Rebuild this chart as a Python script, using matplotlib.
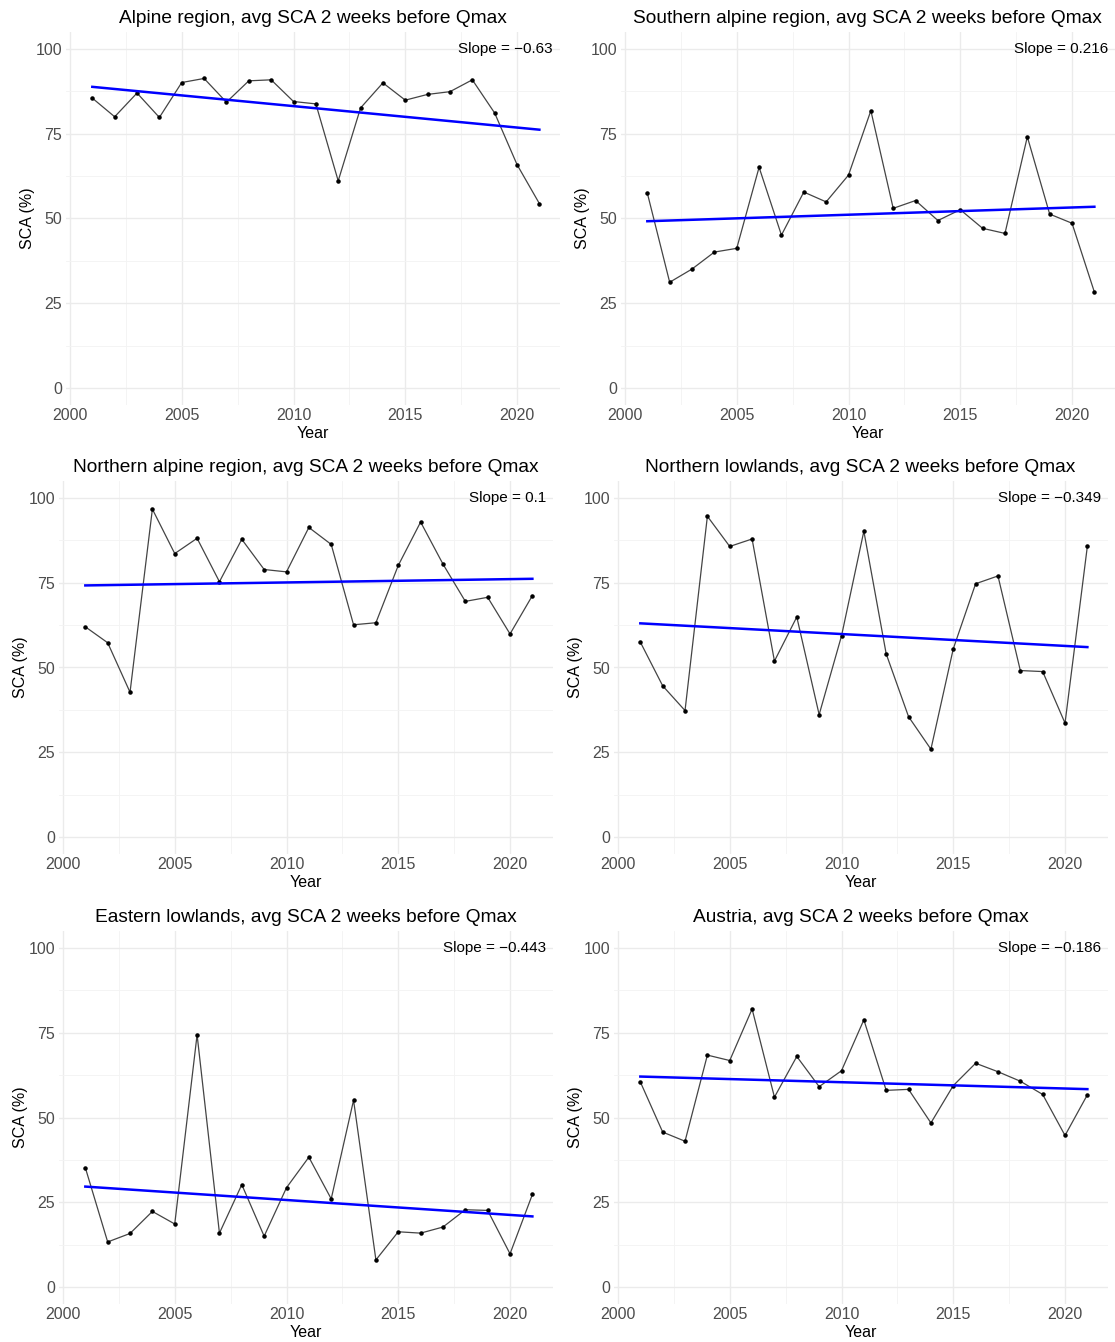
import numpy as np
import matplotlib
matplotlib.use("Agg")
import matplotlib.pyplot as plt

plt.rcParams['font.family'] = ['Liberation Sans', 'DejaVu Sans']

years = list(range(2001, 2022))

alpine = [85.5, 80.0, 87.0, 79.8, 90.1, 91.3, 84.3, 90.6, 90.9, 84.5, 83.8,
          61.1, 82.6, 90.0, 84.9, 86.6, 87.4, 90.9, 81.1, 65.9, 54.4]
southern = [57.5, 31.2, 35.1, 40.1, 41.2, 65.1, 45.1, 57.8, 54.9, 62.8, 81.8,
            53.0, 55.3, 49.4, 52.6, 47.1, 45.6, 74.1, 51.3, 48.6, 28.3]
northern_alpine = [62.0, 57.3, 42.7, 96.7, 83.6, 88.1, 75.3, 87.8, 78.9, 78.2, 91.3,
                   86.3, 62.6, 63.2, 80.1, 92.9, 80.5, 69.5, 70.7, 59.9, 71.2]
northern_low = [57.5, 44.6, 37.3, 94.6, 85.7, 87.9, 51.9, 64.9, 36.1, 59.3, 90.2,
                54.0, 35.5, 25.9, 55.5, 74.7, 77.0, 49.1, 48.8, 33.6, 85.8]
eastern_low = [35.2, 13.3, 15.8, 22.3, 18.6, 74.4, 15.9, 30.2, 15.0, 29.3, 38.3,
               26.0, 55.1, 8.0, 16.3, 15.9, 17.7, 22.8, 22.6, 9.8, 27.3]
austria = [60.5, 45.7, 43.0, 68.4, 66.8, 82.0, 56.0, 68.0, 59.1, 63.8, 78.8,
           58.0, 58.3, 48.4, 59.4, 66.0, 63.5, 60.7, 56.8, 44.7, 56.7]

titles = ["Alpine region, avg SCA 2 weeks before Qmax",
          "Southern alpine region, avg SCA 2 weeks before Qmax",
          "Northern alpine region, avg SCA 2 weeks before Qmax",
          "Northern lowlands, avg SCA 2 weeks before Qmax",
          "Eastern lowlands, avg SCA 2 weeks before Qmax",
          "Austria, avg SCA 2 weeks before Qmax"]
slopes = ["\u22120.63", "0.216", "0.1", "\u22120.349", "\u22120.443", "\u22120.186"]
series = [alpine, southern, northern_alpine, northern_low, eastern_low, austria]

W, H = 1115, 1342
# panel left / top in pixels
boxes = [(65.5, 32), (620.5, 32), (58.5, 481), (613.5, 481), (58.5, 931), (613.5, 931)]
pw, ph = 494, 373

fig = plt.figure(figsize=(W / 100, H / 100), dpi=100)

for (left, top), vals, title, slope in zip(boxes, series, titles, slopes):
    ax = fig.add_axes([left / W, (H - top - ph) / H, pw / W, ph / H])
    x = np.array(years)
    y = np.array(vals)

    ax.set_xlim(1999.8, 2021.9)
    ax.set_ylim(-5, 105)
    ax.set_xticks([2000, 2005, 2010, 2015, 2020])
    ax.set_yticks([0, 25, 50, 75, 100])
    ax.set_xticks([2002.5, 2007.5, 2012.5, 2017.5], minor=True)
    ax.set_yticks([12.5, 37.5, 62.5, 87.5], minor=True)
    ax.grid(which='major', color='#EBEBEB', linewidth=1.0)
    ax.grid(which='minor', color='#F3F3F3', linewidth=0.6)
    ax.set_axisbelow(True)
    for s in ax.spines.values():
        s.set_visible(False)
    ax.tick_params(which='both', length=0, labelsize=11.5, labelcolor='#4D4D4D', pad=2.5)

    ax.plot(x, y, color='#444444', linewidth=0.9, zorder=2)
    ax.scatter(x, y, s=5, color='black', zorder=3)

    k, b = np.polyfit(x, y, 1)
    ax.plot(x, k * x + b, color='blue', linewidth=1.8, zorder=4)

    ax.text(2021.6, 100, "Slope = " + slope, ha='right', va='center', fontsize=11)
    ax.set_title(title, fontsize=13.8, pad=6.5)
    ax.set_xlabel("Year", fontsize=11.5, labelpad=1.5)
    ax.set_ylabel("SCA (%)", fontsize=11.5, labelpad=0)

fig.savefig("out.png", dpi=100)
════════════════
WRITTEN TASK
Repeat, exactly and in full, each line from the start of the data to the line that contains "y = np.array(vals)". Pictures do not go in.

ANSWER
Rebuild this chart as a Python script, using matplotlib.
import numpy as np
import matplotlib
matplotlib.use("Agg")
import matplotlib.pyplot as plt

plt.rcParams['font.family'] = ['Liberation Sans', 'DejaVu Sans']

years = list(range(2001, 2022))

alpine = [85.5, 80.0, 87.0, 79.8, 90.1, 91.3, 84.3, 90.6, 90.9, 84.5, 83.8,
          61.1, 82.6, 90.0, 84.9, 86.6, 87.4, 90.9, 81.1, 65.9, 54.4]
southern = [57.5, 31.2, 35.1, 40.1, 41.2, 65.1, 45.1, 57.8, 54.9, 62.8, 81.8,
            53.0, 55.3, 49.4, 52.6, 47.1, 45.6, 74.1, 51.3, 48.6, 28.3]
northern_alpine = [62.0, 57.3, 42.7, 96.7, 83.6, 88.1, 75.3, 87.8, 78.9, 78.2, 91.3,
                   86.3, 62.6, 63.2, 80.1, 92.9, 80.5, 69.5, 70.7, 59.9, 71.2]
northern_low = [57.5, 44.6, 37.3, 94.6, 85.7, 87.9, 51.9, 64.9, 36.1, 59.3, 90.2,
                54.0, 35.5, 25.9, 55.5, 74.7, 77.0, 49.1, 48.8, 33.6, 85.8]
eastern_low = [35.2, 13.3, 15.8, 22.3, 18.6, 74.4, 15.9, 30.2, 15.0, 29.3, 38.3,
               26.0, 55.1, 8.0, 16.3, 15.9, 17.7, 22.8, 22.6, 9.8, 27.3]
austria = [60.5, 45.7, 43.0, 68.4, 66.8, 82.0, 56.0, 68.0, 59.1, 63.8, 78.8,
           58.0, 58.3, 48.4, 59.4, 66.0, 63.5, 60.7, 56.8, 44.7, 56.7]

titles = ["Alpine region, avg SCA 2 weeks before Qmax",
          "Southern alpine region, avg SCA 2 weeks before Qmax",
          "Northern alpine region, avg SCA 2 weeks before Qmax",
          "Northern lowlands, avg SCA 2 weeks before Qmax",
          "Eastern lowlands, avg SCA 2 weeks before Qmax",
          "Austria, avg SCA 2 weeks before Qmax"]
slopes = ["\u22120.63", "0.216", "0.1", "\u22120.349", "\u22120.443", "\u22120.186"]
series = [alpine, southern, northern_alpine, northern_low, eastern_low, austria]

W, H = 1115, 1342
# panel left / top in pixels
boxes = [(65.5, 32), (620.5, 32), (58.5, 481), (613.5, 481), (58.5, 931), (613.5, 931)]
pw, ph = 494, 373

fig = plt.figure(figsize=(W / 100, H / 100), dpi=100)

for (left, top), vals, title, slope in zip(boxes, series, titles, slopes):
    ax = fig.add_axes([left / W, (H - top - ph) / H, pw / W, ph / H])
    x = np.array(years)
    y = np.array(vals)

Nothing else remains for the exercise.